• [TASK REQUIREMENTS] Pick out every line that holds the string "matplotlib" and copy it.

------ TASK INPUT

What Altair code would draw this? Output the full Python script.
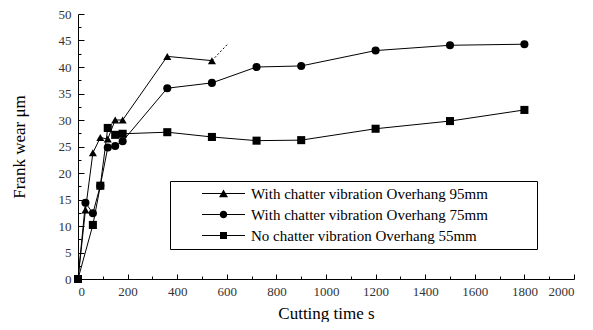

------------
------ TASK INPUT

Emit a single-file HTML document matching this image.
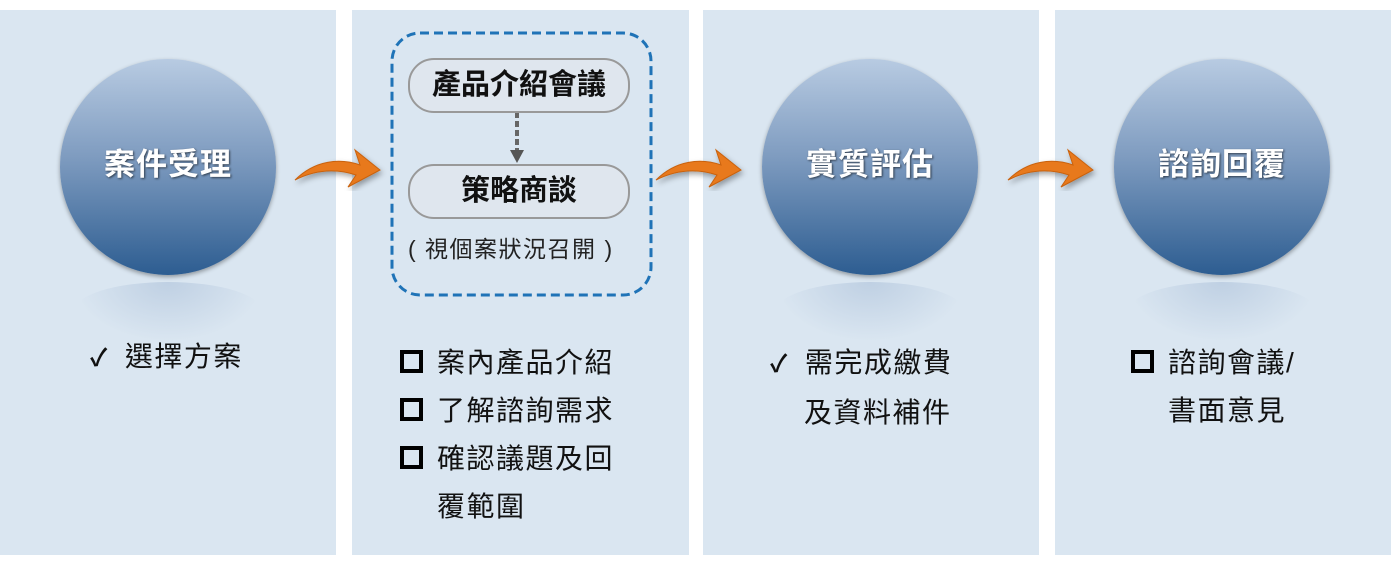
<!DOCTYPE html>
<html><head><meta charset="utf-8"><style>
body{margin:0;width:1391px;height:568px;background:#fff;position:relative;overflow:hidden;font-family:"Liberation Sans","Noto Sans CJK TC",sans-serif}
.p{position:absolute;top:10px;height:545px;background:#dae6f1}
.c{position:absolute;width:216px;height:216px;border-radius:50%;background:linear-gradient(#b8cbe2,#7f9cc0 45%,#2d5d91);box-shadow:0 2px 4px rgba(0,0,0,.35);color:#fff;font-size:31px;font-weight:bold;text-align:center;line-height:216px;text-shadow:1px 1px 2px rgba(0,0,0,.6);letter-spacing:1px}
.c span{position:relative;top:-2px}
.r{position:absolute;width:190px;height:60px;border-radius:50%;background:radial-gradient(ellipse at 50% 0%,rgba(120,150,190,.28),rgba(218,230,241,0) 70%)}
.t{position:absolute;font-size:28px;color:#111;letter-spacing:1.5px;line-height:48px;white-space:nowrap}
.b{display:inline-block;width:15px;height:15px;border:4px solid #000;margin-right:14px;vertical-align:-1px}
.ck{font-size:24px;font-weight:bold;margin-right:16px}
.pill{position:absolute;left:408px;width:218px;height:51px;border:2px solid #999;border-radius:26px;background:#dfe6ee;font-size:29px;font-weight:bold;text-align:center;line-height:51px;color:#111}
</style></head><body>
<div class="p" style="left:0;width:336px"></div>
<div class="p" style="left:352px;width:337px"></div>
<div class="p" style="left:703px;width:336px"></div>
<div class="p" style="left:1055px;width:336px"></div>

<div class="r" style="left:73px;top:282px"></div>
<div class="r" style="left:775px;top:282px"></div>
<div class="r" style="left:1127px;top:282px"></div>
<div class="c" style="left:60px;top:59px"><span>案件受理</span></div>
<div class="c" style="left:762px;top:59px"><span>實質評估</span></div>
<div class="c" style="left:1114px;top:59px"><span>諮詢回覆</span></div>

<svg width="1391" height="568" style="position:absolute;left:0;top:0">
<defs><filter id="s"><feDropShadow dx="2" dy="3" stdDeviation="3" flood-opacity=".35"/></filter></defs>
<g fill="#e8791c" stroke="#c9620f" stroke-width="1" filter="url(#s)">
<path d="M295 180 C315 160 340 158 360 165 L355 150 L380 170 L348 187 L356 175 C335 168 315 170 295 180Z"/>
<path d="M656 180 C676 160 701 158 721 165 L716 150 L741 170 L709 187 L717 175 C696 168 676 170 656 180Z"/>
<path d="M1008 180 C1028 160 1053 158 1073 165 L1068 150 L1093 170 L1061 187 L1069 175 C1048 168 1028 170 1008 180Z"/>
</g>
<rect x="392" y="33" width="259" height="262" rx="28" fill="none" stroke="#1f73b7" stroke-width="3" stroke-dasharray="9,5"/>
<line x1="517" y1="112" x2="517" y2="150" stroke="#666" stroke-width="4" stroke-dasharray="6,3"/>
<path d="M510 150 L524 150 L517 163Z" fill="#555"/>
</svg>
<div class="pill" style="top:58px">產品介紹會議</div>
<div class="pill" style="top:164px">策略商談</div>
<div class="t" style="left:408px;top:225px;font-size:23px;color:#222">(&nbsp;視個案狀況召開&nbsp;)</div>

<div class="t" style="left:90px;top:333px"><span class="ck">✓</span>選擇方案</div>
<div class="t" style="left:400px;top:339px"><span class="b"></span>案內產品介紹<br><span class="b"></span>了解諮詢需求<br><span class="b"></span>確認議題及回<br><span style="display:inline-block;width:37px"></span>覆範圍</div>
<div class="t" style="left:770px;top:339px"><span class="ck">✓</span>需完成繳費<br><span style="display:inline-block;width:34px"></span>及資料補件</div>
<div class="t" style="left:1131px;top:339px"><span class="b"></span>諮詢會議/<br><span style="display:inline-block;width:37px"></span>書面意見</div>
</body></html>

------------
------ TASK INPUT

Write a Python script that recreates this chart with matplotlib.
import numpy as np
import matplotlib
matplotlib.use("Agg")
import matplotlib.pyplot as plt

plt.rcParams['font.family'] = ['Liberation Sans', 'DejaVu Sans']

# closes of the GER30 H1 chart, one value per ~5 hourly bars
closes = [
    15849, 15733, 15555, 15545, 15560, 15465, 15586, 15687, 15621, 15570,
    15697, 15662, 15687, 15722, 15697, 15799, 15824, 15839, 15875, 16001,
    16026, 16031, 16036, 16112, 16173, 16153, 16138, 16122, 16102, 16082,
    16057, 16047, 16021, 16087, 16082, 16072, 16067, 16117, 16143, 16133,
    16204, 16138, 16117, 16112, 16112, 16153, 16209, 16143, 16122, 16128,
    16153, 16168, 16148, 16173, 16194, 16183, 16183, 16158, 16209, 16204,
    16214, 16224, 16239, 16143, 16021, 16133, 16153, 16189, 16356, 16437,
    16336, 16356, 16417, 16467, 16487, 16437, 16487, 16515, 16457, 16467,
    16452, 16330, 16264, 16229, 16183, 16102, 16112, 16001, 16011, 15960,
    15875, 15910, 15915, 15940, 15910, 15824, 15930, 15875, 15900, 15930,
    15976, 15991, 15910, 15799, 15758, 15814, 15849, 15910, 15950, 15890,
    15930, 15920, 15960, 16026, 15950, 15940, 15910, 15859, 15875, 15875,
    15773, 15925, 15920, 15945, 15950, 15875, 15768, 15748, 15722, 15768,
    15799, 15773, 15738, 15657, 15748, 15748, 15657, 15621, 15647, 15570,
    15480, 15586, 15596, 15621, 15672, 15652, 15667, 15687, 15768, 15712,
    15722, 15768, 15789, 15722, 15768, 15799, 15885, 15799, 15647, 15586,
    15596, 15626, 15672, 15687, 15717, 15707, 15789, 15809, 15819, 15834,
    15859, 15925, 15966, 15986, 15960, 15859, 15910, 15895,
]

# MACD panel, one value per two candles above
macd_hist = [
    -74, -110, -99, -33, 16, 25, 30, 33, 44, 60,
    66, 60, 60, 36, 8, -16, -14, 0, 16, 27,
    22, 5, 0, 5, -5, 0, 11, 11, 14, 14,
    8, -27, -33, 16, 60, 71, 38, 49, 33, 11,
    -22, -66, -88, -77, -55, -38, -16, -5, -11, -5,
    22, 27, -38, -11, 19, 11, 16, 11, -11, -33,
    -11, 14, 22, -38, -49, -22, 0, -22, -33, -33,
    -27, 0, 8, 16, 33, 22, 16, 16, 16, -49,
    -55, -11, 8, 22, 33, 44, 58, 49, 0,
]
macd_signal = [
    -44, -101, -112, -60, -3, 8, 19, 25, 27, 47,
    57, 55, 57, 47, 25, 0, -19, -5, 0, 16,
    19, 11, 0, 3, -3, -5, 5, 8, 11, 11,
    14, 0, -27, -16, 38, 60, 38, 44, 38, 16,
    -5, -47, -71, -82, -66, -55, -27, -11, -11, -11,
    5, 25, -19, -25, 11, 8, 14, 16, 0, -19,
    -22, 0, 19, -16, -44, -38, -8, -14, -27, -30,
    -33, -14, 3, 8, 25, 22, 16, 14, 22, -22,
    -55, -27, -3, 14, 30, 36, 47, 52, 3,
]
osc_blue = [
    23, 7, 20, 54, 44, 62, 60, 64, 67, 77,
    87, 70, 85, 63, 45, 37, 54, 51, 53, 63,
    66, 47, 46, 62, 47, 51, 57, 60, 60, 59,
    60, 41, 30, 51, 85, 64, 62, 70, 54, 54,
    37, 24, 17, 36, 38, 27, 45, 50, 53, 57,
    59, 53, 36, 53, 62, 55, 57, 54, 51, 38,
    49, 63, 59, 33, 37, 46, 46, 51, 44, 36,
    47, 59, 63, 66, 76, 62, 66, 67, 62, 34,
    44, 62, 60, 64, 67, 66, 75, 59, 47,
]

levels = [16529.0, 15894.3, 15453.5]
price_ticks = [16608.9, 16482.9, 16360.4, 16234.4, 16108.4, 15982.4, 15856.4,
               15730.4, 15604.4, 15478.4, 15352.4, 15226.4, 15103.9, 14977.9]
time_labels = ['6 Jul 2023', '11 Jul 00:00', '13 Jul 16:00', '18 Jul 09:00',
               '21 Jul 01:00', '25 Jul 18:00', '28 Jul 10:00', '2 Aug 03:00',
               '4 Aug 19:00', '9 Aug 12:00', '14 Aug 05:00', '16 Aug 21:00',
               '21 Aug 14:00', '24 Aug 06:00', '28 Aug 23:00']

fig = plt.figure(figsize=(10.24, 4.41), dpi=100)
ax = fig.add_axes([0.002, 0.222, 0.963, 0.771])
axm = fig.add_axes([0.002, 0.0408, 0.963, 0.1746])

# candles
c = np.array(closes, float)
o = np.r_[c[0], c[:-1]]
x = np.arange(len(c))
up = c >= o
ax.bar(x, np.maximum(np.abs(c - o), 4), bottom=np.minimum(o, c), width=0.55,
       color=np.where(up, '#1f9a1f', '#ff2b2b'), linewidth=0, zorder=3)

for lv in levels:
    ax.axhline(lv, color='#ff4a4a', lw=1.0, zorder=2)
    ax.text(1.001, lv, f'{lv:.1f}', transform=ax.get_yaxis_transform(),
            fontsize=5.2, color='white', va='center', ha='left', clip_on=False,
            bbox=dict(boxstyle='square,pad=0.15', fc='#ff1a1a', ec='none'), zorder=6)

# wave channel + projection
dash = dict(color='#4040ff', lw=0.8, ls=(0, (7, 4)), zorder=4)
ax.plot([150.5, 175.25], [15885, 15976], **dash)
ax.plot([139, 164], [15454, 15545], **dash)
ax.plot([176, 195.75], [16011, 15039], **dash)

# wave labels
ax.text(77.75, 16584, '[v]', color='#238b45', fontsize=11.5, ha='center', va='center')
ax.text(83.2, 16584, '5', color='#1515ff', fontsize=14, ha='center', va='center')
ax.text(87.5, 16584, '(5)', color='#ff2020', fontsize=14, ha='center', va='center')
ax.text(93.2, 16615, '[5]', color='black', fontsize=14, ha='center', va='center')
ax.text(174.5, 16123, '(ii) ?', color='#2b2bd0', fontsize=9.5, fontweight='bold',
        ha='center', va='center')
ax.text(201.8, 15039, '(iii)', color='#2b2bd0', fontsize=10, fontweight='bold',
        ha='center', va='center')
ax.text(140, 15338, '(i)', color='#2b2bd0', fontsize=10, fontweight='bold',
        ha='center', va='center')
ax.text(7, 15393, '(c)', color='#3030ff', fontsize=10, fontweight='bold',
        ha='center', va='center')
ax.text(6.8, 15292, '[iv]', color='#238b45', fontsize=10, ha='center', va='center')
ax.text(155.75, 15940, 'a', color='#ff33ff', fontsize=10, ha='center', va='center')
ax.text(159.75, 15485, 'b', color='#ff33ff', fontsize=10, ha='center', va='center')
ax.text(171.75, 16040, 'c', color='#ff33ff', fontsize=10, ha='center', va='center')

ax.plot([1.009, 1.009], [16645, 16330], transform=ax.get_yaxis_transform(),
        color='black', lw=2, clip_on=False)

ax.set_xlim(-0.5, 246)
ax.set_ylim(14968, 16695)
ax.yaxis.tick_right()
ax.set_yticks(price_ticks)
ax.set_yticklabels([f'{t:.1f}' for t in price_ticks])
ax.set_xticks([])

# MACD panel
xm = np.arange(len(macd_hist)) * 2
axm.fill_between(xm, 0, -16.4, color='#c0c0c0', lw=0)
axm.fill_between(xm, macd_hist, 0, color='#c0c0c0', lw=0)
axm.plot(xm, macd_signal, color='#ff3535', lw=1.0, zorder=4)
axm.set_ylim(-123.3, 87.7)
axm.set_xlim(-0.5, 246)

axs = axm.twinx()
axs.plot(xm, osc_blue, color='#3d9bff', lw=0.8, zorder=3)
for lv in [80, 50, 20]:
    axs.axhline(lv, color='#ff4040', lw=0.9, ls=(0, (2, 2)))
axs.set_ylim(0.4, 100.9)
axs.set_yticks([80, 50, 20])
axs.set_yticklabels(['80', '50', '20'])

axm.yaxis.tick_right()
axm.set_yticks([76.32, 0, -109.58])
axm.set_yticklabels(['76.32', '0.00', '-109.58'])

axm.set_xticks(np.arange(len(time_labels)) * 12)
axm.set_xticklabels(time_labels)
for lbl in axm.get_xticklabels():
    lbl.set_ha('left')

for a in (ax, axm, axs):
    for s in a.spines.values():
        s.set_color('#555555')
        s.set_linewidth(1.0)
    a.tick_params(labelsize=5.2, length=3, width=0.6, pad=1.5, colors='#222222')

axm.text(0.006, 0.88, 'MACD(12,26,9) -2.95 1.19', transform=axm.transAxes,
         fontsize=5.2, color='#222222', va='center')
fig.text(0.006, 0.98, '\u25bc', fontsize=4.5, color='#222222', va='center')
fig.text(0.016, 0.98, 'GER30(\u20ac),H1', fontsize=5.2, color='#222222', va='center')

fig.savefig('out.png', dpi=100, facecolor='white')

------------

• [THE RESPONSE]
Write a Python script that recreates this chart with matplotlib.
import matplotlib
matplotlib.use("Agg")
import matplotlib.pyplot as plt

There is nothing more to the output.